**Your task**
Set down, please, exactly the lines below that run from the line with "What React, TypeScript" to the line with "L2.9,-5 L8.66,-5 L5.8,0", both lines included.

**Material supplied**
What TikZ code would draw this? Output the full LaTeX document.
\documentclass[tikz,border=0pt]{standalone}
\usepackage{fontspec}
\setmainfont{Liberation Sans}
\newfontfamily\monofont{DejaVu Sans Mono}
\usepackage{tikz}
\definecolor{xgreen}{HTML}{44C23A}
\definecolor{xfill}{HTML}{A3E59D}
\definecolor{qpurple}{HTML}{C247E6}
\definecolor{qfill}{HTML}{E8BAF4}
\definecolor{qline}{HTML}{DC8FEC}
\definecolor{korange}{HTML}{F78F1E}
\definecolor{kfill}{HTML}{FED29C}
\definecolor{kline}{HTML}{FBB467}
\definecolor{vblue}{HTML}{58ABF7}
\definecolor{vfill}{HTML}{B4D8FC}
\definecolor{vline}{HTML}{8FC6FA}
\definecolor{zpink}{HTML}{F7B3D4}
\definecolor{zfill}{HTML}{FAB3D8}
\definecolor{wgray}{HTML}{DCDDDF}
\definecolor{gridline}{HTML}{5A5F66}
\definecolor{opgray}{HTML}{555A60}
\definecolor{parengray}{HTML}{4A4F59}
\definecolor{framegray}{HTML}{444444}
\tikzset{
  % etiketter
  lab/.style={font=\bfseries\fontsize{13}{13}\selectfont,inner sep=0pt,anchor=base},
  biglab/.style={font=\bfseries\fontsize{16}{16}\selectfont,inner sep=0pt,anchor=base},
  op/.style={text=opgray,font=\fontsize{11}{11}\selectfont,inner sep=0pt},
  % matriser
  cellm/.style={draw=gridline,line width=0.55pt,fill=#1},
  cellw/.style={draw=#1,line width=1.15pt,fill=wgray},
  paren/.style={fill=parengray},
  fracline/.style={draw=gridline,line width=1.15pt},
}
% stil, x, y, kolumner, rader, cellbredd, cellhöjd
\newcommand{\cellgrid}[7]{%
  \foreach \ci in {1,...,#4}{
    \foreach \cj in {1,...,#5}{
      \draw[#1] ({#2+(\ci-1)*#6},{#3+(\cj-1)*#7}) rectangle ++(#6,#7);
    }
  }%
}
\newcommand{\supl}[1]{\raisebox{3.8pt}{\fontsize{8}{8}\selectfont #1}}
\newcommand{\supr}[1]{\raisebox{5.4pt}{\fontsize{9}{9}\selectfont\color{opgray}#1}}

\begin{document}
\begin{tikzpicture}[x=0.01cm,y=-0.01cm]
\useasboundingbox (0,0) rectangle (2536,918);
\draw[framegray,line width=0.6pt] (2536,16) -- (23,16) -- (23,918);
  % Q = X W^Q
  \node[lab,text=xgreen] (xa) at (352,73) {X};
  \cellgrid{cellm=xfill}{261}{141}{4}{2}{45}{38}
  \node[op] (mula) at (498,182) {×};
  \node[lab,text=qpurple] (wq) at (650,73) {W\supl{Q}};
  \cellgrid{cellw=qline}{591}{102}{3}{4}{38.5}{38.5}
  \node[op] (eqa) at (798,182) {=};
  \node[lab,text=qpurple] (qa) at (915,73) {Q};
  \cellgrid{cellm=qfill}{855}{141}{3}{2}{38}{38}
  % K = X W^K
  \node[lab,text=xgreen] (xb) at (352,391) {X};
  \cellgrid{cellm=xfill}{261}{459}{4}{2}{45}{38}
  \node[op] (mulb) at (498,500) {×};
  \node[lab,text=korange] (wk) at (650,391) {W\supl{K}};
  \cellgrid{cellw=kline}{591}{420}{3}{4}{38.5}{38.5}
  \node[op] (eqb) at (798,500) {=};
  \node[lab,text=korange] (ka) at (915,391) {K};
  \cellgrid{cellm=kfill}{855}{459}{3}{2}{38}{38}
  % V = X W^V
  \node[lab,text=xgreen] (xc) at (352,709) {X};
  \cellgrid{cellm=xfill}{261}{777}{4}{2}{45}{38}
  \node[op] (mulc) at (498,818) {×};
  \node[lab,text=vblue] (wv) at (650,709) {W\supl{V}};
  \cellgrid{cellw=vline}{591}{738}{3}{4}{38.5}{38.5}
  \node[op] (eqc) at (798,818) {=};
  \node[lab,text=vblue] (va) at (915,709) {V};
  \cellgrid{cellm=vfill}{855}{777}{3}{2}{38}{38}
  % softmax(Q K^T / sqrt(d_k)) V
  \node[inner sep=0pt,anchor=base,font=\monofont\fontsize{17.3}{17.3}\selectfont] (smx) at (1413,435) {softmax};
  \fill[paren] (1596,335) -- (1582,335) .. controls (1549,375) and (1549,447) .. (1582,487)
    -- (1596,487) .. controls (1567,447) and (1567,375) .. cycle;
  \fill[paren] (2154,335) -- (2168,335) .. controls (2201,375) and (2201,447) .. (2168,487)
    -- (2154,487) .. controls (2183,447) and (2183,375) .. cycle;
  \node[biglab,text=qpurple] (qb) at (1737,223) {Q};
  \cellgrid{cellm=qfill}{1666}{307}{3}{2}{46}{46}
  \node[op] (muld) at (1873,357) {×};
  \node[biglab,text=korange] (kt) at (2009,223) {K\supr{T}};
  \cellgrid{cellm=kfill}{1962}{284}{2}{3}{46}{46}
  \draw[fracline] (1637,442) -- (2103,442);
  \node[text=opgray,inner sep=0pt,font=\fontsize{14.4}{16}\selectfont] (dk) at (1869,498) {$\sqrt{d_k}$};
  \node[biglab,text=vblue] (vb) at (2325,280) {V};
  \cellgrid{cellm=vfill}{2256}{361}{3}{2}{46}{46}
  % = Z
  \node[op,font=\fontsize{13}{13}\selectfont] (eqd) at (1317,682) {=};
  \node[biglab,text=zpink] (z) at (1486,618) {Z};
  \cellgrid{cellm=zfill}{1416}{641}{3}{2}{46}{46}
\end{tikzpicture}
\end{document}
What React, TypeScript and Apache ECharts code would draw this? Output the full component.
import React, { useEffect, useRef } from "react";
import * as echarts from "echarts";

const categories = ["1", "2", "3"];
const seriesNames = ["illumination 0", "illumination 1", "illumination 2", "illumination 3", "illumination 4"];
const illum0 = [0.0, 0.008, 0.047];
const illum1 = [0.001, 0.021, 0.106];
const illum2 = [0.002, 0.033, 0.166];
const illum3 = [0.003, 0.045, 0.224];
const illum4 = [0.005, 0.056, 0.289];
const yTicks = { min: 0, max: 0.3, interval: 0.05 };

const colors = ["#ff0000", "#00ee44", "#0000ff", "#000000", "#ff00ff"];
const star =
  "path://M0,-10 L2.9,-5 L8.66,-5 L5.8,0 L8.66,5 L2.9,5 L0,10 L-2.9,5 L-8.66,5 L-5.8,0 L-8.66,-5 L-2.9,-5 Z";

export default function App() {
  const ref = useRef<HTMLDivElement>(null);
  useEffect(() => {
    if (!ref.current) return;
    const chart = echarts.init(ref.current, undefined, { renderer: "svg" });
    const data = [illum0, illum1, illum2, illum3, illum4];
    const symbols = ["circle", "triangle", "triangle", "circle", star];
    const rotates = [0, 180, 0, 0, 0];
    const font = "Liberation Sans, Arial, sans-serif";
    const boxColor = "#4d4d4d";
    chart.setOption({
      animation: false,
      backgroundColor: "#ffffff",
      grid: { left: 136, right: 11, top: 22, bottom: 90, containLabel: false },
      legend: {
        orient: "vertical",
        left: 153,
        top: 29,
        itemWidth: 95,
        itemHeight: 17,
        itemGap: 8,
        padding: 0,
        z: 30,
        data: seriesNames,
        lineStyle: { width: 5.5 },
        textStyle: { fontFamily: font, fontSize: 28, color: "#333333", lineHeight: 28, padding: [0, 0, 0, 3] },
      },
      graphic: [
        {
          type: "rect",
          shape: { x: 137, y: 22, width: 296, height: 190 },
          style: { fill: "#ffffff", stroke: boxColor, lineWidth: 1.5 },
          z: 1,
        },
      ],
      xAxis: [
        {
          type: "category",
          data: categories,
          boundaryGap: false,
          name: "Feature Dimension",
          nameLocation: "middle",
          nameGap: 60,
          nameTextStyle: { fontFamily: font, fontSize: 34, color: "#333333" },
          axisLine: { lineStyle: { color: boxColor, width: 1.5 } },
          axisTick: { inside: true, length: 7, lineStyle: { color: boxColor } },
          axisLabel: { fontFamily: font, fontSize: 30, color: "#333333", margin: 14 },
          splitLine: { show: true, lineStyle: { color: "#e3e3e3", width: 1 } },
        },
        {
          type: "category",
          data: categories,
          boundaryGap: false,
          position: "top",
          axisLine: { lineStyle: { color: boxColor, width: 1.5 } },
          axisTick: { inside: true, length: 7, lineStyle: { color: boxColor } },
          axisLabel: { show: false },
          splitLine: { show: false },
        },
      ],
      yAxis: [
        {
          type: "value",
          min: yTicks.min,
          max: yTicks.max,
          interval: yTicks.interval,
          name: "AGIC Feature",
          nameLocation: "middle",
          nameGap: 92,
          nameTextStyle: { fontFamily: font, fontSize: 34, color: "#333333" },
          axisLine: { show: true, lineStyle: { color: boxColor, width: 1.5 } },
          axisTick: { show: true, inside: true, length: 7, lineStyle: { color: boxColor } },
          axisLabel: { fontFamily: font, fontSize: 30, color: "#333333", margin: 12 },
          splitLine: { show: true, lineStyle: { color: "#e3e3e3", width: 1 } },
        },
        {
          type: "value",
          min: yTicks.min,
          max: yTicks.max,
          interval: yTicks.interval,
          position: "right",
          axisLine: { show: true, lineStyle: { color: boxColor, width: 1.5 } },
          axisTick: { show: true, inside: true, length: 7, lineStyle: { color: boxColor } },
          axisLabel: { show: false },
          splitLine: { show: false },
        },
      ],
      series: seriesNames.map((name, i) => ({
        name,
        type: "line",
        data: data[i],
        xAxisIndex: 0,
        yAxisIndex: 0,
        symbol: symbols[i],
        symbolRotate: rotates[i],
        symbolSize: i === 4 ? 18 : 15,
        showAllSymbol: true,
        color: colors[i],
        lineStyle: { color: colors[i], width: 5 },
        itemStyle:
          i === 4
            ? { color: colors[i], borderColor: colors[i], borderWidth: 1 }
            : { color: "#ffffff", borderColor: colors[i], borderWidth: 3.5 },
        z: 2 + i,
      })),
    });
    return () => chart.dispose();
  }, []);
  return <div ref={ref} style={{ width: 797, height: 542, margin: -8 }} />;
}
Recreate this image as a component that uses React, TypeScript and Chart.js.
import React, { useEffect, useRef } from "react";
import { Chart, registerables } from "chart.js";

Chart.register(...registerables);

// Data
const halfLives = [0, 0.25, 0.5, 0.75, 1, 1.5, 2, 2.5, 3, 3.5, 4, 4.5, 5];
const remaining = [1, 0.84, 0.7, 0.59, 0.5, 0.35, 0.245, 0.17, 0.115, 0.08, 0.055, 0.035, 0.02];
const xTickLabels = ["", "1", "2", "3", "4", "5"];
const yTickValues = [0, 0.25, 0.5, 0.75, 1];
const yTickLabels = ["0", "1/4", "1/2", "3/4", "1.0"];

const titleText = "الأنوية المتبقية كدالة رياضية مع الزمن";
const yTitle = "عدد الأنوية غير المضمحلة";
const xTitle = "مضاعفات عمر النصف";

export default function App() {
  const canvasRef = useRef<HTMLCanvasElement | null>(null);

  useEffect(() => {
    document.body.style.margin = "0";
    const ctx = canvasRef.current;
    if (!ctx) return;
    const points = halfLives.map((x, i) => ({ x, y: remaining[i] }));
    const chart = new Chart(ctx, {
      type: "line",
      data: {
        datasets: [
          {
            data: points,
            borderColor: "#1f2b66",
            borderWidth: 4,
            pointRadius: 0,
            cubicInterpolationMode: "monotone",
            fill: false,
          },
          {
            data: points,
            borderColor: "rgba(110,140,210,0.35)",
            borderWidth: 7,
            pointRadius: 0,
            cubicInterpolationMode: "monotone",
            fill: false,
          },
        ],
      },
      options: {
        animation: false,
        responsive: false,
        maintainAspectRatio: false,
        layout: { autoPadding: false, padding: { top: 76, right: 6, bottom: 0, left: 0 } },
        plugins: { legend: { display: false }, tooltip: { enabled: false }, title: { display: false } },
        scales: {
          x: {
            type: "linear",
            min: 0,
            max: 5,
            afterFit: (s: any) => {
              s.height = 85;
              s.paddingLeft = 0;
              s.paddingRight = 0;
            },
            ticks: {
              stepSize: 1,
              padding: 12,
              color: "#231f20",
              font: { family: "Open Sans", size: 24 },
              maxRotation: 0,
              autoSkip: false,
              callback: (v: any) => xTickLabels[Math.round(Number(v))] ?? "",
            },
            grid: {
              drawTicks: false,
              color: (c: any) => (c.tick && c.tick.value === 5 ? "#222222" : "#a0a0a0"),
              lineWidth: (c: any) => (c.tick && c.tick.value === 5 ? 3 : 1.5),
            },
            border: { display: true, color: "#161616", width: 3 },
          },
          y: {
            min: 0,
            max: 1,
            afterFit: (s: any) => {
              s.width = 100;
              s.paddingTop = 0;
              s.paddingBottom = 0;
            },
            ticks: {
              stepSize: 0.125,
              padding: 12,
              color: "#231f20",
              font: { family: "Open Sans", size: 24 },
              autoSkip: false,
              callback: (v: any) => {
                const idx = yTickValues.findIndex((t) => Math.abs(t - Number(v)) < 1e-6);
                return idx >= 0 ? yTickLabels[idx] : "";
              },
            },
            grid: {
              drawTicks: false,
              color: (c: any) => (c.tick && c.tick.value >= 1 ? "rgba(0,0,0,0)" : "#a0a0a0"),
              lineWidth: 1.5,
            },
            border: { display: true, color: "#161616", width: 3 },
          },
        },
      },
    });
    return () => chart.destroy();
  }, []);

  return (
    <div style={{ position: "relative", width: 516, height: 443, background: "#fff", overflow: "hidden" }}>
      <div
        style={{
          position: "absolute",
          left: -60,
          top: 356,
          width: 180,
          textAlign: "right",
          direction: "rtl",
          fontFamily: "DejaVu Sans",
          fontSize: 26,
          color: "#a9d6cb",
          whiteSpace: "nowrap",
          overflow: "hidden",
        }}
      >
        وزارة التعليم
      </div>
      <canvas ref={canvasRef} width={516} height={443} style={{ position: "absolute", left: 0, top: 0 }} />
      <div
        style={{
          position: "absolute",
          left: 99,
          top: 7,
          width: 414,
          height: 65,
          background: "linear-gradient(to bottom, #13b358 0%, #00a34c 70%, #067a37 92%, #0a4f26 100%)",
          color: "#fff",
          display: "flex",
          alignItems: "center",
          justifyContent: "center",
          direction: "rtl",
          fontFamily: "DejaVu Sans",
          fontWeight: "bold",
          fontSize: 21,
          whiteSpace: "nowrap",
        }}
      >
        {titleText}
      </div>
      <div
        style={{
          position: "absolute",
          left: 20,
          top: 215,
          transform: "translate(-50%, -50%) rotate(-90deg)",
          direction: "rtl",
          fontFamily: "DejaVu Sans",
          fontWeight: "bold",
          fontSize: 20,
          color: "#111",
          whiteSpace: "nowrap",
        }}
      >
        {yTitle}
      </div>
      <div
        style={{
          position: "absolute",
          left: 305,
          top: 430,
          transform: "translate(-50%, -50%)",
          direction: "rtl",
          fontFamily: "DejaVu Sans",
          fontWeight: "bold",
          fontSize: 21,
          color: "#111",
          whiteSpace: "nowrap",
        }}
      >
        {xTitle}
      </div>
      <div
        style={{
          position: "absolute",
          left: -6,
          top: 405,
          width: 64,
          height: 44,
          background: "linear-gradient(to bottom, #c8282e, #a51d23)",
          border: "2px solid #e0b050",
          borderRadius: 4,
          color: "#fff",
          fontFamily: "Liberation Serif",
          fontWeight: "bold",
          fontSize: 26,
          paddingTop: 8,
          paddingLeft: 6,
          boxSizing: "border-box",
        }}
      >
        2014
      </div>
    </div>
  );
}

**Task solution**
What React, TypeScript and Apache ECharts code would draw this? Output the full component.
import React, { useEffect, useRef } from "react";
import * as echarts from "echarts";

const categories = ["1", "2", "3"];
const seriesNames = ["illumination 0", "illumination 1", "illumination 2", "illumination 3", "illumination 4"];
const illum0 = [0.0, 0.008, 0.047];
const illum1 = [0.001, 0.021, 0.106];
const illum2 = [0.002, 0.033, 0.166];
const illum3 = [0.003, 0.045, 0.224];
const illum4 = [0.005, 0.056, 0.289];
const yTicks = { min: 0, max: 0.3, interval: 0.05 };

const colors = ["#ff0000", "#00ee44", "#0000ff", "#000000", "#ff00ff"];
const star =
  "path://M0,-10 L2.9,-5 L8.66,-5 L5.8,0 L8.66,5 L2.9,5 L0,10 L-2.9,5 L-8.66,5 L-5.8,0 L-8.66,-5 L-2.9,-5 Z";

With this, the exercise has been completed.